Just fourteen years prior, the NBA was still mired in mid-range purgatory. By performing a non-negative matrix factorization on the shot locations in the 2005 NBA season, we find that there are a couple three point ranges as preferred shot locations, but there were two mid-range preferences that had dominance over the distribution of field goal attempts.
Feel free to thumb through the different types of FGA here:
Now compare this to the current 2019 NBA season:
Notice the severe difference? That’s Houston’s influence on the league. Notice we use the Milwaukee Bucks court as the backdrop for this current season.
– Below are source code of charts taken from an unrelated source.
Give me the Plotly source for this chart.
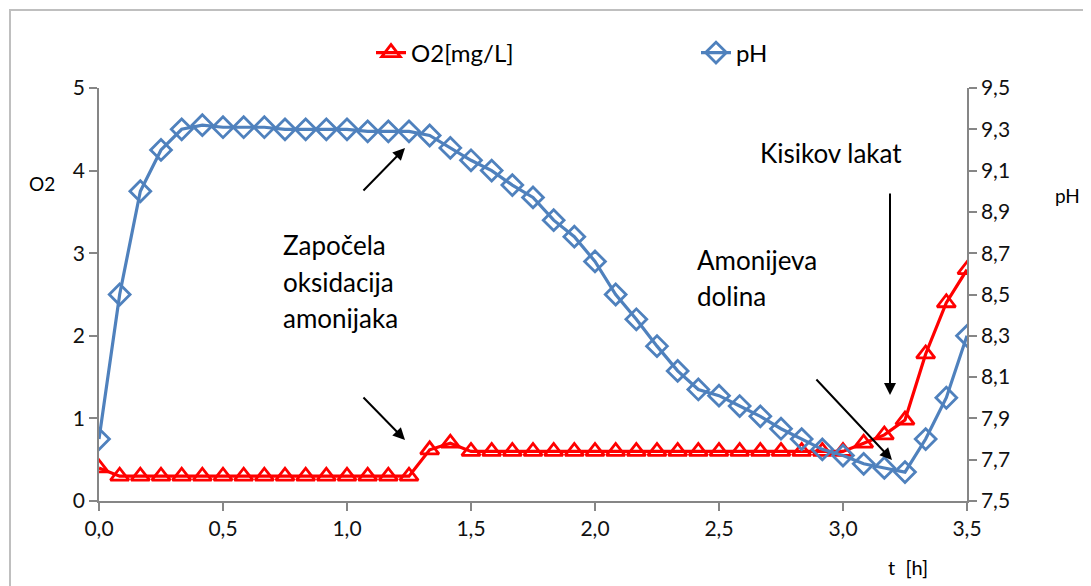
import plotly.graph_objects as go

t_h = [i / 12 for i in range(43)]
o2 = [0.40, 0.30, 0.30, 0.30, 0.30, 0.30, 0.30, 0.30, 0.30, 0.30,
      0.30, 0.30, 0.30, 0.30, 0.30, 0.30, 0.62, 0.70, 0.60, 0.60,
      0.60, 0.60, 0.60, 0.60, 0.60, 0.60, 0.60, 0.60, 0.60, 0.60,
      0.60, 0.60, 0.60, 0.60, 0.60, 0.60, 0.60, 0.70, 0.80, 0.98,
      1.78, 2.40, 2.80]
ph = [7.80, 8.50, 9.00, 9.20, 9.30, 9.32, 9.31, 9.31, 9.31, 9.30,
      9.30, 9.30, 9.30, 9.29, 9.29, 9.29, 9.27, 9.21, 9.15, 9.10,
      9.03, 8.97, 8.86, 8.78, 8.66, 8.50, 8.38, 8.25, 8.13, 8.04,
      8.01, 7.96, 7.91, 7.85, 7.80, 7.75, 7.72, 7.68, 7.66, 7.64,
      7.80, 8.00, 8.30]

FONT = "Lato, 'Open Sans', sans-serif"
AX = "#868686"
TICKFONT = dict(family=FONT, size=21, color="#111111")

fig = go.Figure()
fig.add_trace(go.Scatter(
    x=t_h, y=o2, name="O2[mg/L]", mode="lines+markers",
    line=dict(color="#FF0000", width=3.2),
    marker=dict(symbol="triangle-up-open", size=16, color="#FF0000",
                line=dict(width=2.8, color="#FF0000")),
    yaxis="y", legend="legend"))
fig.add_trace(go.Scatter(
    x=t_h, y=ph, name="pH", mode="lines+markers",
    line=dict(color="#4F81BD", width=3.2),
    marker=dict(symbol="diamond-open", size=16, color="#4F81BD",
                line=dict(width=2.8, color="#4F81BD")),
    yaxis="y2", legend="legend2"))

# plot area in page pixels: x 99..967, y 88..501 (body has 8px margin)
def px(xp, yp):
    return ((xp - 99) / 868, (501 - yp) / 413)

lx1, ly = px(371, 53)
lx2, _ = px(696, 53)

fig.update_layout(
    width=1091, height=586,
    margin=dict(l=91, r=132, t=80, b=93),
    paper_bgcolor="white", plot_bgcolor="white",
    separators=", ",
    font=dict(family=FONT, size=20, color="#111111"),
    showlegend=True,
    legend=dict(orientation="h", x=lx1, xanchor="left", y=ly, yanchor="middle",
                font=dict(size=24, color="#000000"), bgcolor="rgba(0,0,0,0)"),
    legend2=dict(orientation="h", x=lx2, xanchor="left", y=ly, yanchor="middle",
                 font=dict(size=24, color="#000000"), bgcolor="rgba(0,0,0,0)"),
    xaxis=dict(range=[0, 3.5], tickvals=[0, 0.5, 1, 1.5, 2, 2.5, 3, 3.5],
               tickformat=".1f", showgrid=False, zeroline=False, tickfont=TICKFONT,
               showline=True, linecolor=AX, linewidth=1.5,
               ticks="outside", ticklen=8, tickcolor=AX, tickwidth=1.5),
    yaxis=dict(range=[0, 5], dtick=1, showgrid=False, zeroline=False, tickfont=TICKFONT,
               showline=True, linecolor=AX, linewidth=1.5,
               ticks="outside", ticklen=8, tickcolor=AX, tickwidth=1.5),
    yaxis2=dict(range=[7.5, 9.5], tickvals=[7.5, 7.7, 7.9, 8.1, 8.3, 8.5, 8.7, 8.9, 9.1, 9.3, 9.5],
                tickformat=".1f", overlaying="y", side="right", tickfont=TICKFONT,
                showgrid=False, zeroline=False,
                showline=True, linecolor=AX, linewidth=1.5,
                ticks="outside", ticklen=8, tickcolor=AX, tickwidth=1.5),
)

# outer chart border
bx0, by1 = px(10, 10)
fig.add_shape(type="rect", xref="paper", yref="paper",
              x0=bx0, x1=1.2, y0=-0.3, y1=by1,
              line=dict(color="#BFBFBF", width=2), layer="below")

def txt(x, y, s, size=18, xa="left"):
    fig.add_annotation(xref="paper", yref="paper", x=x, y=y, text=s, showarrow=False,
                       xanchor=xa, yanchor="middle", align="left",
                       font=dict(size=size, color="#000000", family=FONT))

x, y = px(27, 183); txt(x, y, "O2", 19)
x, y = px(1053, 195); txt(x, y, "pH", 19)
x, y = px(886, 567); txt(x, y, "t  [h]", 20)

for s, yy in (("Započela", 245), ("oksidacija", 282), ("amonijaka", 318)):
    x, y = px(281, yy); txt(x, y, s, 26)
x, y = px(758, 153); txt(x, y, "Kisikov lakat", 26)
for s, yy in (("Amonijeva", 260), ("dolina", 296)):
    x, y = px(695, yy); txt(x, y, s, 26)

def arrow(x0p, y0p, x1p, y1p):
    ax_, ay_ = px(x0p, y0p)
    hx, hy = px(x1p, y1p)
    fig.add_annotation(xref="x domain", yref="y domain", axref="x domain", ayref="y domain",
                       x=hx, y=hy, ax=ax_, ay=ay_, text="", showarrow=True,
                       arrowhead=2, arrowsize=1.2, arrowwidth=2, arrowcolor="#000000")

arrow(362, 192, 405, 148)
arrow(362, 396, 405, 440)
arrow(815, 378, 892, 460)
arrow(890, 192, 890, 395)

fig.write_html("out.html")
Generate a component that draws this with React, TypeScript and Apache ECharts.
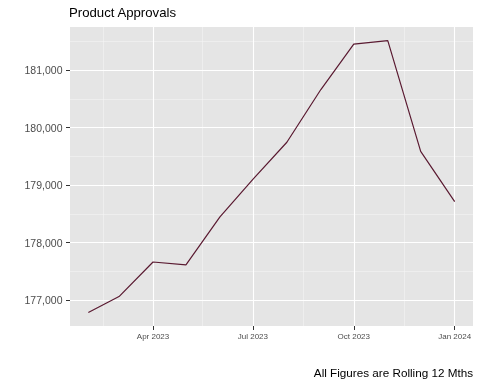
import React, { useEffect, useRef } from "react";
import * as echarts from "echarts";

const months = [
  "2023-02-01", "2023-03-01", "2023-04-01", "2023-05-01", "2023-06-01", "2023-07-01",
  "2023-08-01", "2023-09-01", "2023-10-01", "2023-11-01", "2023-12-01", "2024-01-01",
];
const approvals = [176790, 177065, 177665, 177615, 178450, 179100, 179745, 180660, 181450, 181510, 179585, 178715];
const xMajorTicks = ["2023-04-01", "2023-07-01", "2023-10-01", "2024-01-01"];
const xMinorTicks = ["2023-02-15", "2023-05-16", "2023-08-16", "2023-11-16"];
const yMajorTicks = [177000, 178000, 179000, 180000, 181000];
const yMinorTicks = [177500, 178500, 179500, 180500, 181500];
const monthNames = ["Jan", "Feb", "Mar", "Apr", "May", "Jun", "Jul", "Aug", "Sep", "Oct", "Nov", "Dec"];

const ts = (s: string) => {
  const [y, m, d] = s.split("-").map(Number);
  return Date.UTC(y, m - 1, d);
};

export default function App() {
  const ref = useRef<HTMLDivElement>(null);
  useEffect(() => {
    if (!ref.current) return;
    const chart = echarts.init(ref.current, null, { renderer: "svg" });
    const data = months.map((m, i) => [ts(m), approvals[i]]);
    const xs = months.map(ts);
    const span = xs[xs.length - 1] - xs[0];
    const xMin = xs[0] - span * 0.05;
    const xMax = xs[xs.length - 1] + span * 0.05;
    const yLo = Math.min(...approvals);
    const yHi = Math.max(...approvals);
    const yMin = yLo - (yHi - yLo) * 0.05;
    const yMax = yHi + (yHi - yLo) * 0.05;
    const major = { color: "#FFFFFF", width: 1.1, type: "solid" as const };
    const minor = { color: "#F5F5F5", width: 0.55, type: "solid" as const };
    const gridLines = [
      ...xMinorTicks.map((t) => ({ xAxis: ts(t), lineStyle: minor })),
      ...yMinorTicks.filter((v) => v > yMin && v < yMax).map((v) => ({ yAxis: v, lineStyle: minor })),
      ...xMajorTicks.map((t) => ({ xAxis: ts(t), lineStyle: major })),
      ...yMajorTicks.map((v) => ({ yAxis: v, lineStyle: major })),
    ];
    chart.setOption({
      animation: false,
      title: [
        {
          text: "Product Approvals",
          left: 69,
          top: 6,
          padding: 0,
          textStyle: { fontFamily: "Liberation Sans, Arial", fontSize: 13.2, fontWeight: "normal", color: "#000" },
        },
        {
          text: "All Figures are Rolling 12 Mths",
          right: 7,
          top: 366,
          padding: 0,
          textStyle: { fontFamily: "Liberation Sans, Arial", fontSize: 11.7, fontWeight: "normal", color: "#000" },
        },
      ],
      grid: {
        left: 70,
        right: 7,
        top: 27,
        bottom: 58,
        show: true,
        backgroundColor: "#E5E5E5",
        borderWidth: 0,
      },
      xAxis: {
        type: "value",
        min: xMin,
        max: xMax,
        axisLine: { show: false },
        splitLine: { show: false },
        axisTick: {
          show: true,
          length: 4,
          lineStyle: { color: "#333333", width: 1 },
          customValues: xMajorTicks.map(ts),
        },
        axisLabel: {
          show: true,
          customValues: xMajorTicks.map(ts),
          formatter: (v: number) => {
            const d = new Date(v);
            return `${monthNames[d.getUTCMonth()]} ${d.getUTCFullYear()}`;
          },
          fontFamily: "Liberation Sans, Arial",
          fontSize: 8,
          color: "#4D4D4D",
          margin: 6,
        },
      },
      yAxis: {
        type: "value",
        min: yMin,
        max: yMax,
        axisLine: { show: false },
        splitLine: { show: false },
        axisTick: {
          show: true,
          length: 4,
          lineStyle: { color: "#333333", width: 1 },
          customValues: yMajorTicks,
        },
        axisLabel: {
          show: true,
          customValues: yMajorTicks,
          formatter: (v: number) => v.toLocaleString("en-US"),
          fontFamily: "Liberation Sans, Arial",
          fontSize: 10.5,
          color: "#4D4D4D",
          margin: 7.5,
        },
      },
      series: [
        {
          type: "line",
          data,
          z: 1,
          showSymbol: false,
          silent: true,
          lineStyle: { opacity: 0 },
          markLine: {
            z: 1,
            silent: true,
            symbol: "none",
            label: { show: false },
            data: gridLines,
          },
        },
        {
          type: "line",
          data,
          z: 10,
          showSymbol: false,
          lineStyle: { color: "#5A1A31", width: 1.2 },
        },
      ],
    });
    return () => chart.dispose();
  }, []);
  return <div ref={ref} style={{ position: "fixed", left: 0, top: 0, width: 480, height: 384 }} />;
}
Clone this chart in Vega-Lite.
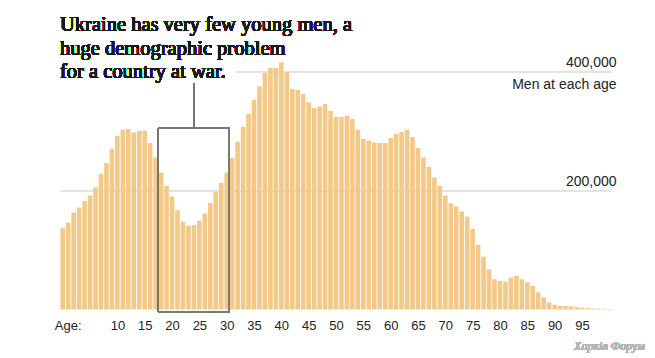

That’s because the Bucks have adopted the Houston strategy and has ridden it to a league leading 37-13 record as of today.
The big difference with the Houston system has been mobile bigs and highly skilled guard play, with bigs capable of attacking the rim and knocking down the three and the guards slicing up a switching defense. The emergence of positionless basketball has also helped develop the 6’7″-6’11” point-forward; seen as an anomaly with Magic Johnson but is now common with players like Giannis Antetokounmpo, Ben Simmons, and Kevin Durant. It has also developed the skilled scorers such as Stephen Curry and James Harden as today there are now 3-4 knock-down shooters per team on the court at any given moment; a rare thought in 1990.
And despite this emergence, only a couple years ago former players were still calling this a gimmick; growing up professionally in a “live by the three, die by the three” era. However, elbow-throwing Charles Barkley had to eventually eat crow as the Warriors showed that the three point ball could drastically alter opponents game plans.
It only took seventy years to get to this point… From Columbia via Angola and Iowa to Houston. It leaves to beg one question:
What’s the next 70 year revolution going to be?